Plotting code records
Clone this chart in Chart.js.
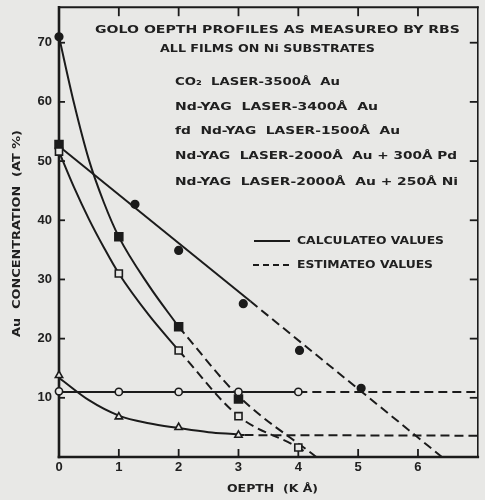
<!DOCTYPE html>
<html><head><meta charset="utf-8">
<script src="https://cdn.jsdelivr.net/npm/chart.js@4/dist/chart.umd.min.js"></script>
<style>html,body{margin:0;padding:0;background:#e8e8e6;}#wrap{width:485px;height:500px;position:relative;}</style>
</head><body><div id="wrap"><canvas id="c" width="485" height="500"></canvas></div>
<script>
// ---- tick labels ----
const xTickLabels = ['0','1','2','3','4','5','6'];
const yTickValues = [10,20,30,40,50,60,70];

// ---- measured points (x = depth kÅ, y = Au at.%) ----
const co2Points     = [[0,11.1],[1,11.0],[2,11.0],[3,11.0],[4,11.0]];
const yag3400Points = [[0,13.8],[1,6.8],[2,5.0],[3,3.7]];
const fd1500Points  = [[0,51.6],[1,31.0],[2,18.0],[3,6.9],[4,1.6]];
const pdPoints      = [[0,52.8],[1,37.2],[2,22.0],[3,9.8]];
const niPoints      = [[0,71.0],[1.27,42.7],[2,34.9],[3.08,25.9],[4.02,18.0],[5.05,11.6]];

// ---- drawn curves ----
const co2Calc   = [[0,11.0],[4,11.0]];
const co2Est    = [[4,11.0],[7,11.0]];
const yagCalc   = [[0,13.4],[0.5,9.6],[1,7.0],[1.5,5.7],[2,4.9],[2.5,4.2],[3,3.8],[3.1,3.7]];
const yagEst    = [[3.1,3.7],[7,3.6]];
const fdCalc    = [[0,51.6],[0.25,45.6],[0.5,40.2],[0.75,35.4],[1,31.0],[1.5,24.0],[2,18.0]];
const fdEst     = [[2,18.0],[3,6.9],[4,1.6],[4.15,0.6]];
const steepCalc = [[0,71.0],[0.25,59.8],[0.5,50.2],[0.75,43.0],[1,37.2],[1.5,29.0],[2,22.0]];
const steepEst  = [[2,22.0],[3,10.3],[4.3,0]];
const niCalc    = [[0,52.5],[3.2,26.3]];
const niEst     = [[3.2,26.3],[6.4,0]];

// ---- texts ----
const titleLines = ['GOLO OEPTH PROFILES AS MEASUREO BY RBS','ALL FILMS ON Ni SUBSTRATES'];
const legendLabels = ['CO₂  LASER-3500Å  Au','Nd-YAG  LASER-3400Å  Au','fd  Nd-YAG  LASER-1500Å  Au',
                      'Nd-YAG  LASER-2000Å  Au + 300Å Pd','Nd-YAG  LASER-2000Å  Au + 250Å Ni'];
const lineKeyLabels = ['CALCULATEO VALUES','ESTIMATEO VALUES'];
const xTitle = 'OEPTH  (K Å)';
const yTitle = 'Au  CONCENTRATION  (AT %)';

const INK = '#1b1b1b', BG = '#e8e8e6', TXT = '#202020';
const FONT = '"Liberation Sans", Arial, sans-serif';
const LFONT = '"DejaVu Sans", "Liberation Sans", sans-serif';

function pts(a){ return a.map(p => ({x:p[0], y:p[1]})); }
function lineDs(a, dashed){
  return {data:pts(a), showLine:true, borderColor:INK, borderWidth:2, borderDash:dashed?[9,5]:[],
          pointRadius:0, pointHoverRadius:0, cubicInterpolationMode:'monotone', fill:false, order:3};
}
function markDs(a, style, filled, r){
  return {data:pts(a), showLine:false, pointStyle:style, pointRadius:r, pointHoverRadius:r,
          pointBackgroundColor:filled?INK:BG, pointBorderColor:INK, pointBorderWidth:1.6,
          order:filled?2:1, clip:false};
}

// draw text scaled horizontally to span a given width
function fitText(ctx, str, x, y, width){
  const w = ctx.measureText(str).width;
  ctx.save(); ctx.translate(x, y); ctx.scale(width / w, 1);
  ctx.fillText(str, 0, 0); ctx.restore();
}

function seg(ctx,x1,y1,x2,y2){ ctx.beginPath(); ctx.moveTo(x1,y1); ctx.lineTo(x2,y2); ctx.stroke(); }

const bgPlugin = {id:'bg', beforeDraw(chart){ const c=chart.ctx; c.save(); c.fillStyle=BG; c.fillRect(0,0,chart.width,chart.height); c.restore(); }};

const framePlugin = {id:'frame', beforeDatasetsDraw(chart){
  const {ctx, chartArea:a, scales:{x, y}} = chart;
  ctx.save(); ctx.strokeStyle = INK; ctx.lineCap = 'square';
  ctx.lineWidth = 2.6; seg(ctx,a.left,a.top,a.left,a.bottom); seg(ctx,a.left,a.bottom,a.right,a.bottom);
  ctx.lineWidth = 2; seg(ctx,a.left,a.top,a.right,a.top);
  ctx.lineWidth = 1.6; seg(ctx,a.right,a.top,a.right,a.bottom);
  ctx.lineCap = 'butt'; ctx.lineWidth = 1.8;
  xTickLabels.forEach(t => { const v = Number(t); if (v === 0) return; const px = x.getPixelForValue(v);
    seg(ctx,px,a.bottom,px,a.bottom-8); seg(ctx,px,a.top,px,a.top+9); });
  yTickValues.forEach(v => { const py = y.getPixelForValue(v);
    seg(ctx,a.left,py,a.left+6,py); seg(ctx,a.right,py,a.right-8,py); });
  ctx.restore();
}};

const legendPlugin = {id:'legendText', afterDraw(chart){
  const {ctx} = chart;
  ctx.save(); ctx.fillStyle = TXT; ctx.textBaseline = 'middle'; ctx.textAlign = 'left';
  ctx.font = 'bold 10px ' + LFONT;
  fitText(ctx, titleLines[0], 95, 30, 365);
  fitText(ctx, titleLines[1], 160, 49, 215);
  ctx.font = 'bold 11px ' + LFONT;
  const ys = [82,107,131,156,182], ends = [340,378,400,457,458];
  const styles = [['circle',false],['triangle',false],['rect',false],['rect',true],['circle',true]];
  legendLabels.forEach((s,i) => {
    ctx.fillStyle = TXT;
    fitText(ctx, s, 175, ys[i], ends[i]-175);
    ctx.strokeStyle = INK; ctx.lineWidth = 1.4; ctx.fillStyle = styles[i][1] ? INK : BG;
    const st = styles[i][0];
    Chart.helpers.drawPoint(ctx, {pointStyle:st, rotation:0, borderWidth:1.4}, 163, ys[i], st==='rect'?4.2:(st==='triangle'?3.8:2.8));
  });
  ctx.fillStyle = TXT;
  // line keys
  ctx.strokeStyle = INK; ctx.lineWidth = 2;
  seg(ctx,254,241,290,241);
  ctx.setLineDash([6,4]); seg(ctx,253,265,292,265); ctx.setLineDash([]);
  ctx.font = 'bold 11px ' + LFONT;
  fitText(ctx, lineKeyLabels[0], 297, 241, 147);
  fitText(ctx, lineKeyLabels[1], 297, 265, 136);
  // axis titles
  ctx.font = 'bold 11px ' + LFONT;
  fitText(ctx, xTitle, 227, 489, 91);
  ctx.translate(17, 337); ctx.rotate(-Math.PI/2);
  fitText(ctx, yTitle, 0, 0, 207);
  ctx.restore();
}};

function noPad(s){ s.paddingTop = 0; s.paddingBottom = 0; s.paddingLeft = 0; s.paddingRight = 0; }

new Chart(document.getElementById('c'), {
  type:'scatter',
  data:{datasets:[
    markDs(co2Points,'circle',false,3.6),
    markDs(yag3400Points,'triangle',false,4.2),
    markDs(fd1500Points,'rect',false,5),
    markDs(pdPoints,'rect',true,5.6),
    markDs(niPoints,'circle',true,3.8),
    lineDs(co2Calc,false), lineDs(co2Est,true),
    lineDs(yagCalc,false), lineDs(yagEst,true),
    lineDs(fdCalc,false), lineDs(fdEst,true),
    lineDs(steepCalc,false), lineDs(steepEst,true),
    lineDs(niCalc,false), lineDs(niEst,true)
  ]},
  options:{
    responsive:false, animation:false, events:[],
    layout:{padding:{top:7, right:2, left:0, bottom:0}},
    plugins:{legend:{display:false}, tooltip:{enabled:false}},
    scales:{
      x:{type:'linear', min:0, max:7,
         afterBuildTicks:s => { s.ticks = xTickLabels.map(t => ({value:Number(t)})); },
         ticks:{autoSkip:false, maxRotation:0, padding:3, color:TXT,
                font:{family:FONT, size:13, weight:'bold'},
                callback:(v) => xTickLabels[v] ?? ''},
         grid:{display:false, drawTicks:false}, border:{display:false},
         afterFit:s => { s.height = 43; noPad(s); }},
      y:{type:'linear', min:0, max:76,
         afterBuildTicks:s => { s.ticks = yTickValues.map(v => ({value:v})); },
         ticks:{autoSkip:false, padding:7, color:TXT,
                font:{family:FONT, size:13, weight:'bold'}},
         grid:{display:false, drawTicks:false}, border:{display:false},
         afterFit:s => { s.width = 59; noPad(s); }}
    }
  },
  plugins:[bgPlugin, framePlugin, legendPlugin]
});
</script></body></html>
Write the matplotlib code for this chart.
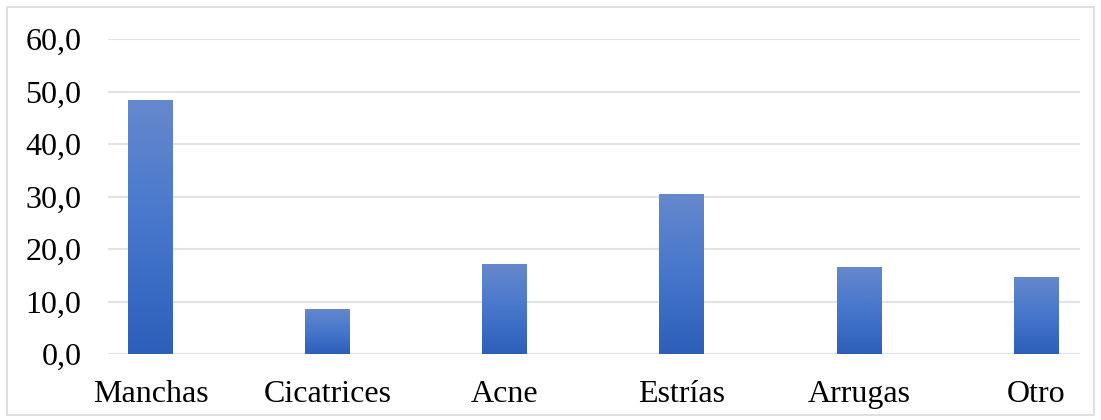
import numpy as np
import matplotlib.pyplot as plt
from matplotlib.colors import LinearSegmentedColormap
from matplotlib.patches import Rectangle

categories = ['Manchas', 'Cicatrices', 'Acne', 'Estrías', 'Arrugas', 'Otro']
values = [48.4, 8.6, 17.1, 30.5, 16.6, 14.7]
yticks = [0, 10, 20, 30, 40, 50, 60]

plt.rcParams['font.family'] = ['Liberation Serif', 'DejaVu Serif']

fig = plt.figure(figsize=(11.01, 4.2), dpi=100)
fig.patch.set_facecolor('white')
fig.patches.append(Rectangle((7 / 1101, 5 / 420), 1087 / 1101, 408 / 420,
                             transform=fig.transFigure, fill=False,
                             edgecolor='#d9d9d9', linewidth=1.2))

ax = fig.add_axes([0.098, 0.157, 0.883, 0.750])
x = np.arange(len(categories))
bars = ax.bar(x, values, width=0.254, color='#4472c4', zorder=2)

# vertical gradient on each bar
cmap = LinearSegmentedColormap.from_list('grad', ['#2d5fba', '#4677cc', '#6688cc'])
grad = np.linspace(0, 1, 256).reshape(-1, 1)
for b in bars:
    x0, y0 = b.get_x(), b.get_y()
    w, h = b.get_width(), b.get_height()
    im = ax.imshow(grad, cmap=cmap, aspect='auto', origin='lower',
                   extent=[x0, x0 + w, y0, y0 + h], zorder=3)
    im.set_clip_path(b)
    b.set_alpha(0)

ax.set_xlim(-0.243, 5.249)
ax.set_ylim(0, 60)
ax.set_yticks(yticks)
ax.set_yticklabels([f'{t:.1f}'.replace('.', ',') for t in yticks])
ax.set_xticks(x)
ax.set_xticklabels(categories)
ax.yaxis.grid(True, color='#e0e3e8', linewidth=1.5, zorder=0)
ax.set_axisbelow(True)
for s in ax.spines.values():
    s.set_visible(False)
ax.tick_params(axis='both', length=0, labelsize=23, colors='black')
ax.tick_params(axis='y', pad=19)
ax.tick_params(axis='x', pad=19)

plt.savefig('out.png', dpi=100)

Instructions to follow:
Skip every picture. Repeat the lines from the one with "Write the matplotlib code for this chart." through the one with "b.set_alpha(0)", both ends included.

Exercise solution:
Write the matplotlib code for this chart.
import numpy as np
import matplotlib.pyplot as plt
from matplotlib.colors import LinearSegmentedColormap
from matplotlib.patches import Rectangle

categories = ['Manchas', 'Cicatrices', 'Acne', 'Estrías', 'Arrugas', 'Otro']
values = [48.4, 8.6, 17.1, 30.5, 16.6, 14.7]
yticks = [0, 10, 20, 30, 40, 50, 60]

plt.rcParams['font.family'] = ['Liberation Serif', 'DejaVu Serif']

fig = plt.figure(figsize=(11.01, 4.2), dpi=100)
fig.patch.set_facecolor('white')
fig.patches.append(Rectangle((7 / 1101, 5 / 420), 1087 / 1101, 408 / 420,
                             transform=fig.transFigure, fill=False,
                             edgecolor='#d9d9d9', linewidth=1.2))

ax = fig.add_axes([0.098, 0.157, 0.883, 0.750])
x = np.arange(len(categories))
bars = ax.bar(x, values, width=0.254, color='#4472c4', zorder=2)

# vertical gradient on each bar
cmap = LinearSegmentedColormap.from_list('grad', ['#2d5fba', '#4677cc', '#6688cc'])
grad = np.linspace(0, 1, 256).reshape(-1, 1)
for b in bars:
    x0, y0 = b.get_x(), b.get_y()
    w, h = b.get_width(), b.get_height()
    im = ax.imshow(grad, cmap=cmap, aspect='auto', origin='lower',
                   extent=[x0, x0 + w, y0, y0 + h], zorder=3)
    im.set_clip_path(b)
    b.set_alpha(0)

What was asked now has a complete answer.